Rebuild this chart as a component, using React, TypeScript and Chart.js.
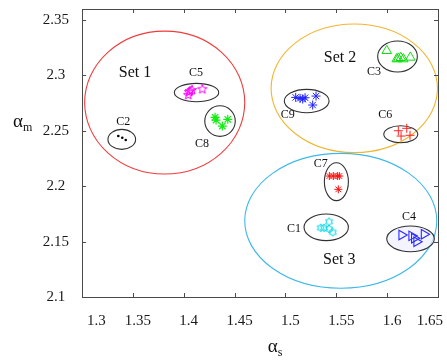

==

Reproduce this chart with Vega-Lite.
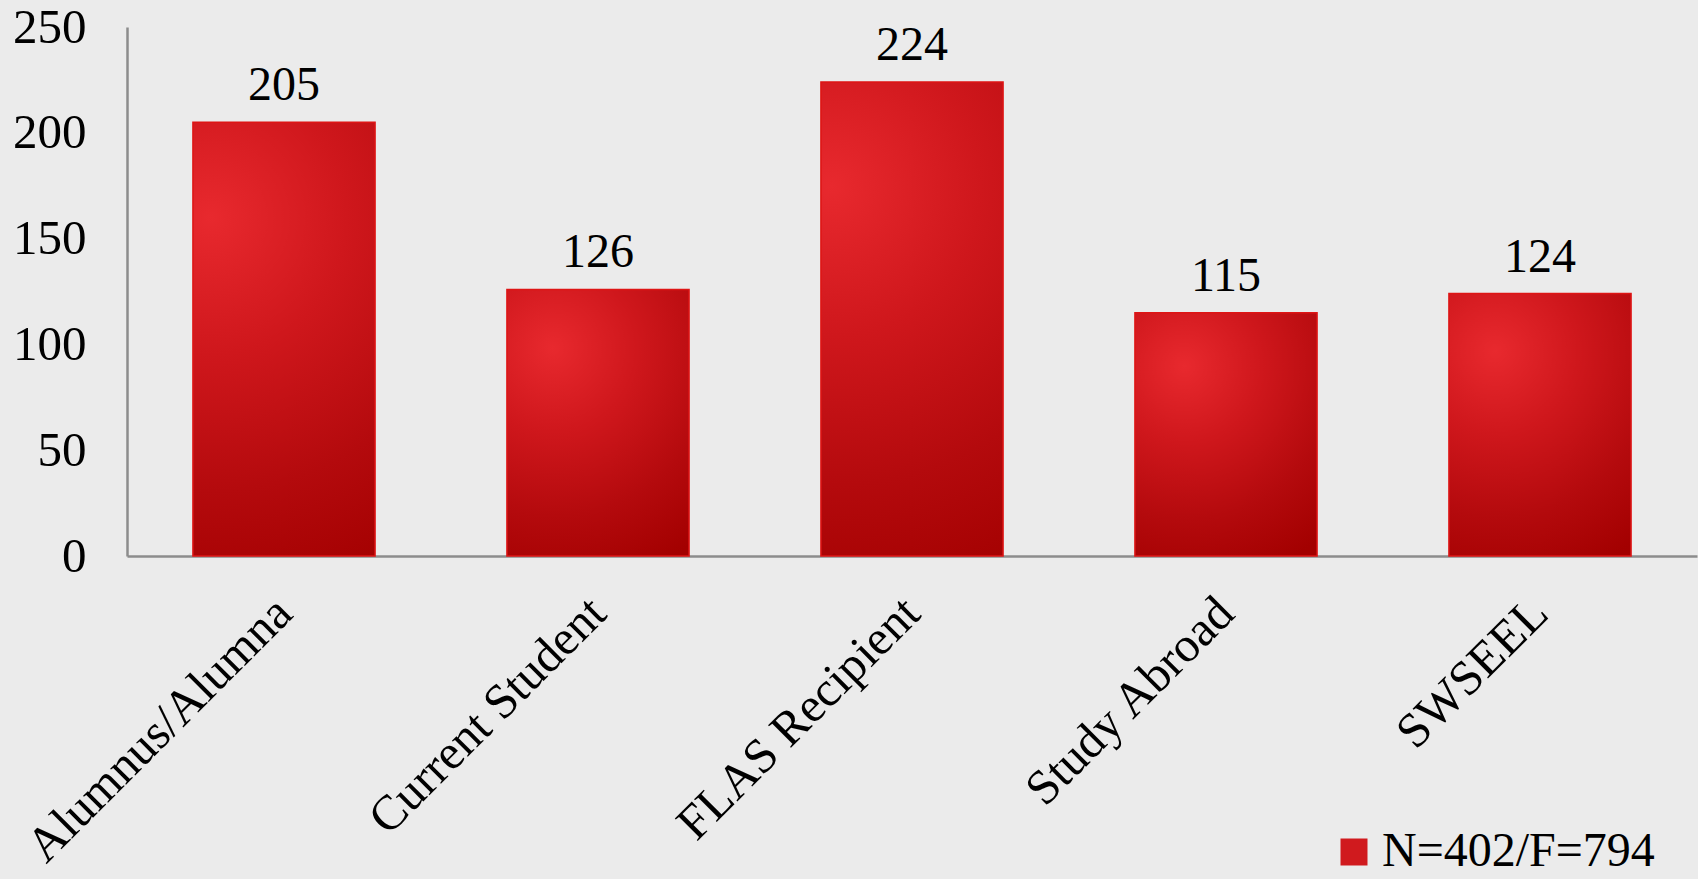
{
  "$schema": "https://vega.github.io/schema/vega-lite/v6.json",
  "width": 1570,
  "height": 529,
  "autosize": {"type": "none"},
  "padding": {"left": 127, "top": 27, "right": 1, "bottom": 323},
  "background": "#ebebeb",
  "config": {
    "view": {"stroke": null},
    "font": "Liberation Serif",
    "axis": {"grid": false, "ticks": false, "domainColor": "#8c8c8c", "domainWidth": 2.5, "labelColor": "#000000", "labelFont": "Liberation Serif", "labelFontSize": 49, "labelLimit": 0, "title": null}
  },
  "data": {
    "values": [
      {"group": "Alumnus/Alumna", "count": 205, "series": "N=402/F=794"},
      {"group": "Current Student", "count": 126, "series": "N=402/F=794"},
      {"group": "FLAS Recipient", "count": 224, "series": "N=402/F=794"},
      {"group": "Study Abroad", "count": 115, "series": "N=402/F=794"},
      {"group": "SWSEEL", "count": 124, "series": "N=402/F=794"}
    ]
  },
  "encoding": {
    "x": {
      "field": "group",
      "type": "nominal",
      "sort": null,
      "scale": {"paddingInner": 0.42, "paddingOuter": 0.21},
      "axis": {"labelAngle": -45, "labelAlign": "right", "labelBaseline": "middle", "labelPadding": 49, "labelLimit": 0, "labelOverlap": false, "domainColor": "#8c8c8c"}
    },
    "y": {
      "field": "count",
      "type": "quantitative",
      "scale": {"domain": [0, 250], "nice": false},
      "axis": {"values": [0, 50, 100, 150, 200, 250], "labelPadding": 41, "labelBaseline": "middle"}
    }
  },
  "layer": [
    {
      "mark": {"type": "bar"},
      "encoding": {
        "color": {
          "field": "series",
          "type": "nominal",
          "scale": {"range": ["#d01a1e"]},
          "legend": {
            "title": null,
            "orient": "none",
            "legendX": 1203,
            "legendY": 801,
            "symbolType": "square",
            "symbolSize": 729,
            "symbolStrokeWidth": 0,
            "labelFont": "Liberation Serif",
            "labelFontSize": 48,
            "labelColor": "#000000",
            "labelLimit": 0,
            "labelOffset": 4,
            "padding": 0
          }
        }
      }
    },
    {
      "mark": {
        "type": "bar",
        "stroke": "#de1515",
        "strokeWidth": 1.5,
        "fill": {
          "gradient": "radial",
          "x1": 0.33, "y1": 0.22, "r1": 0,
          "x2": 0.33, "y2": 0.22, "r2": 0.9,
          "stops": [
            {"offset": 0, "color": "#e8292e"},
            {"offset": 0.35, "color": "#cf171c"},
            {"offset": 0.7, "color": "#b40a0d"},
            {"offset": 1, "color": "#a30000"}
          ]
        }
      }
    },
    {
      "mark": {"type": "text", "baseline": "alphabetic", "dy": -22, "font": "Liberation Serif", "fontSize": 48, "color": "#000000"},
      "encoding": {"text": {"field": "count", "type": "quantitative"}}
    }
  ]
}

--

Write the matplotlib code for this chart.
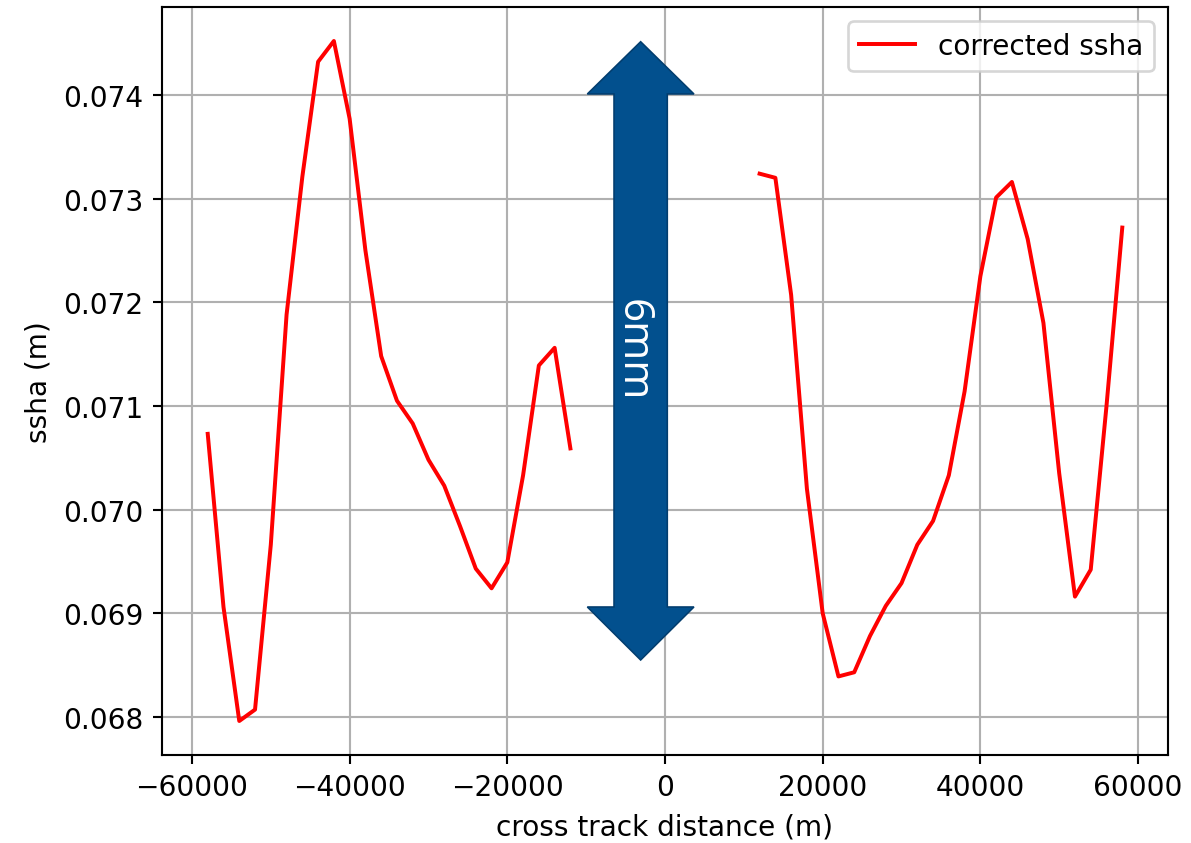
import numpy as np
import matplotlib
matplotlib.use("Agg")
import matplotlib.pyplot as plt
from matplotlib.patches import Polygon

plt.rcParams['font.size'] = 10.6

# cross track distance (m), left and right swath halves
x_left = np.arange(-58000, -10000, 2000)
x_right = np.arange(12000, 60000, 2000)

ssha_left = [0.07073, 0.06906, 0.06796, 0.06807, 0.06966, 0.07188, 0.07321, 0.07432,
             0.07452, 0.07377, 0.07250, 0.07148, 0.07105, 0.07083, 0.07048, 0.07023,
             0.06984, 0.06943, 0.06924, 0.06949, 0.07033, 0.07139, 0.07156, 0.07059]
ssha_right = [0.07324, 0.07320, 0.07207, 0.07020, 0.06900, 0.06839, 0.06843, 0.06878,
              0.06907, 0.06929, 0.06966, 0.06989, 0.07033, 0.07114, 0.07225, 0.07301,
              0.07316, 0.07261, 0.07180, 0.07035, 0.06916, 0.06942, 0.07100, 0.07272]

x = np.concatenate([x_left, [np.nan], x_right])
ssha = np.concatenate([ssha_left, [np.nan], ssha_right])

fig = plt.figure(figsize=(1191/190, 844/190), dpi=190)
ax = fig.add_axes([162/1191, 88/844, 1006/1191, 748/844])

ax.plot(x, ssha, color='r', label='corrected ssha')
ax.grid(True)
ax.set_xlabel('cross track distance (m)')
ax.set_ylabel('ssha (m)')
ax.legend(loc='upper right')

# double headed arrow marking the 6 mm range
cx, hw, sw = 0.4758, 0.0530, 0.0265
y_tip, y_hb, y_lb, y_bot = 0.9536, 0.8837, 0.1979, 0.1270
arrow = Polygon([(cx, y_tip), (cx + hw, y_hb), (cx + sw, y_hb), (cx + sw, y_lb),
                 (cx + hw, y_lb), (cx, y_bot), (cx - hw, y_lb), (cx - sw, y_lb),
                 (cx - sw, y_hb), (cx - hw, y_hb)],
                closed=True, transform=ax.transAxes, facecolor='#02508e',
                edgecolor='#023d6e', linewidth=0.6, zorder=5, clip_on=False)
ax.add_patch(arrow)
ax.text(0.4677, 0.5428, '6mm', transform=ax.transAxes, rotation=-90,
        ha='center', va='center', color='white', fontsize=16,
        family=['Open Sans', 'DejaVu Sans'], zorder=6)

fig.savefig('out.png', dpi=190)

:: WRITTEN REQUEST ::
Every line from the one containing "Write the matplotlib code for this chart." through the one containing "ax = fig.add_axes([162/1191, 88/844, 1006/1191, 748/844])" should be quoted exactly, and no other lines; keep pictures out of the copy.

:: TASK RESPONSE ::
Write the matplotlib code for this chart.
import numpy as np
import matplotlib
matplotlib.use("Agg")
import matplotlib.pyplot as plt
from matplotlib.patches import Polygon

plt.rcParams['font.size'] = 10.6

# cross track distance (m), left and right swath halves
x_left = np.arange(-58000, -10000, 2000)
x_right = np.arange(12000, 60000, 2000)

ssha_left = [0.07073, 0.06906, 0.06796, 0.06807, 0.06966, 0.07188, 0.07321, 0.07432,
             0.07452, 0.07377, 0.07250, 0.07148, 0.07105, 0.07083, 0.07048, 0.07023,
             0.06984, 0.06943, 0.06924, 0.06949, 0.07033, 0.07139, 0.07156, 0.07059]
ssha_right = [0.07324, 0.07320, 0.07207, 0.07020, 0.06900, 0.06839, 0.06843, 0.06878,
              0.06907, 0.06929, 0.06966, 0.06989, 0.07033, 0.07114, 0.07225, 0.07301,
              0.07316, 0.07261, 0.07180, 0.07035, 0.06916, 0.06942, 0.07100, 0.07272]

x = np.concatenate([x_left, [np.nan], x_right])
ssha = np.concatenate([ssha_left, [np.nan], ssha_right])

fig = plt.figure(figsize=(1191/190, 844/190), dpi=190)
ax = fig.add_axes([162/1191, 88/844, 1006/1191, 748/844])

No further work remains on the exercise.